This is what will come with Navi, next year 2018.
as far as DCS and DX11,12 etc are all concerned nothing changes.
GPU’s Now, are already distinct Shader Groups Divided into sections with subprocessors and caches etc.
the difference w/ navi is instead of cramming everything onto a huge GPU they use 4 Smaller ones linked on the interposer w/ HBM and New Memory Interface.
So Using a General Reference of say $1000 Per 1000mm^2 wafer for production:
A Huge 4096 Core, 500mm^2 GPU would have a Cost of say $250 a Pop,
A Smaller 1024 Core, 250mm^2 GPU would have a Cost of Say $62 a pop.
Company can take the $62 Chips and Link them and Create the same 4096 Core Processor on the Interposter and save $2 a Pop, and Still be able to Scale the Chips to fit the needs of their entire Graphics Card Family/Range
Scaling from 1 @ 1024 to 2 @ 2048 to 4 @ 4096 to 6 @ 6144 to 8 at 8192.
They would only have to pay to fabricate ONE Chip design, and not have to lease multiple production lines to run multiple wafers.
This doesnt even take into the Money saved due to imperfections in the wafers causing defects and low yeilds.
So, Say Each wafer has 2 defects in it, on a 1000mm^2 wafer.
Depending on locations,
On a 500mm^2 Design, that can render 1 chip or 2 chips defective. that’s 25-50% of the yields. or 2 of 4 fabbed chips. ($250 to $500 lost to defects)
On a 250mm^2 Design, that can render 1 or 2 Chips defective or 6-12%, of the yields, or 2 of 16 fabbed chips. ($62 -$100 Lost to defects)
now extrapolate that to the real life cost of a 14nm Production Wafer which is somewhere around $5-6K Each depending on Size (1200mm^2),
Then extrapolate that to how many runs the company does to meet supply demand.

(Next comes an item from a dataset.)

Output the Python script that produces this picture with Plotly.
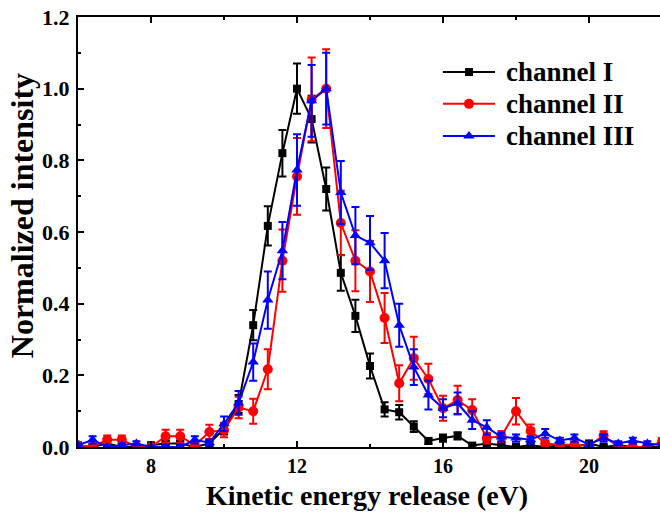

you’re looking at thousands of wafers.
if you could minimalize how many Chips you throw away to wafer defects and poor fabrication yields. You would not only save production costs, but you’d be able to sell the product cheaper.
hence why Ryzen is significantly Cheaper than the Intel i9s etc, the 8Core 16t chips arent Fab’d as 8 Core 16T Chips, they are 4 core 8T Chips Linked on an Infinity Fabric Layer. before being mounted to a CPU Substrate Package.